Leased systems are great because they don’t usually cost anything upfront. If that is the kind of solar lease that you are interested in, then you don’t have to worry about a solar payback period at all. As long as you’re saving money on your monthly energy bill, you start making money right away.
Solar panel payback period calculator
Thankfully, calculating your solar panel payback period is a straightforward process. You can do so in just three simple steps:
- Add all of your costs together. This should include the cost of the solar panel system itself as well as any installation charges and the cost of a battery storage system if you choose to install one.

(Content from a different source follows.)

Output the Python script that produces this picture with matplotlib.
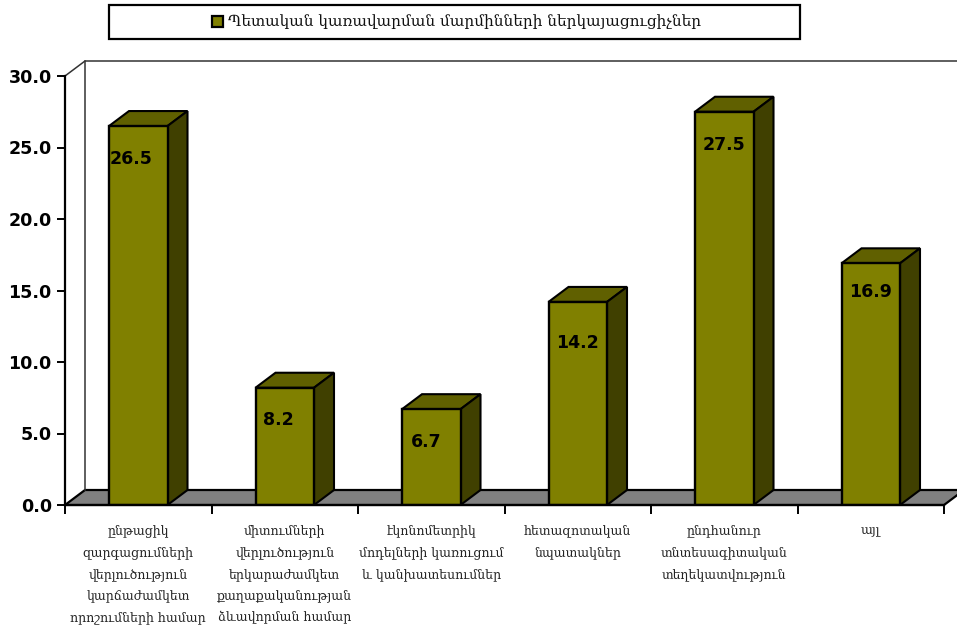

- Add all of your financial benefits together. This will include the savings you receive from federal and state tax incentives as well as the annual savings you expect to get on your monthly electricity bill.
- Divide your total costs by your total benefits. The number that you get from doing this will be the number of years that it takes for you to break even on your solar panels.
Using your solar payback period to find the right solar energy system
Calculating your solar payback period is a useful way to figure out exactly how long you need to wait until you start turning a profit with your solar investment. However, it can also be a fantastic piece of information to keep track of while shopping for a new solar energy system.
One method of determining which system offers you the best value is to calculate how long it takes for you to pay it off. It isn’t the best idea to rely on this metric alone when shopping for solar panels. But it is a great point of comparison that you can use alongside other factors.
The bottom line: how long does it take to break even on solar panels?
The average U.S. homeowner will need to wait for a little over 8 years for their solar panel investment to pay itself off. But your solar payback period could be longer or shorter than that depending on some of the factors covered above.
Ultimately, the vast majority of solar energy systems will pay for themselves after enough time passes. Solar panels are built to last for 25-30 years on average. That’s usually more than enough time for you to turn a profit on your investment, regardless of whether it takes you 5, 10, or 15 years to break even.